On October 29, 1858, the first store opens in a small frontier town in Kansas Territory that a month later will take the name of Denver in a shameless ploy to curry favor with Kansas Territorial Governor James W. Denver.
The brainchild of a town promoter and real estate salesman from Kansas named William H. Larimer Jr., Denver and its first store were created to serve the miners working the placer gold deposits discovered a year before at the confluence of Cherry Creek and the South Platte River. By 1859, tens of thousands of gold seekers had flooded into the area, but by then the placer deposits were already playing out and most miners quickly departed for home or headed west into the mountains in search of richer lodes.
As a result, by 1860, Larimer’s new town had almost failed before it had even really started. Although it was still centrally located for servicing the mining camps along the Rocky Mountain Front Range, Denver had neither the rail or water transportation routes needed to bring in goods cheaply. Even the trans continental Union Pacific railroad, which opened in 1869, didn’t stop at Denver initially. In 1870, Denver began to overcome its geographical isolation with the arrival of the Kansas Pacific Railroad from the East and the completion of the 105-mile Denver Pacific Railway joining Denver to the Union Pacific line at Cheyenne. Other lines began to connect Denver to the booming mining regions in the Rockies, and by the mid-1870s, the city was thriving as a railroad hub and center of the western mining industry.

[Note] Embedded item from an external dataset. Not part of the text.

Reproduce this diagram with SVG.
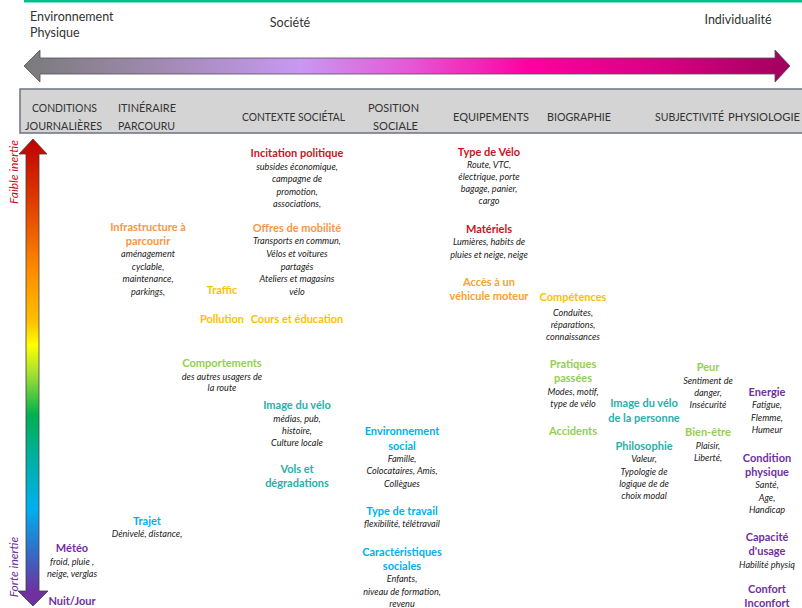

By 1890, Denver had a population of more than 106,000, making it the 26th largest urban area in the nation and earning it the nickname, the “Queen City of the Plains.” However, the Silver Panic of 1893 brought the boom to an abrupt end, though it was partially revived a year later by the gold discoveries on Cripple Creek. Although the growing significance of farming and ranching helped moderate its ups and downs by decreasing the city’s dependency on mining, this cyclical pattern of economic boom and bust would continue to dominate Denver, and many other western cities, throughout much of the 20th century.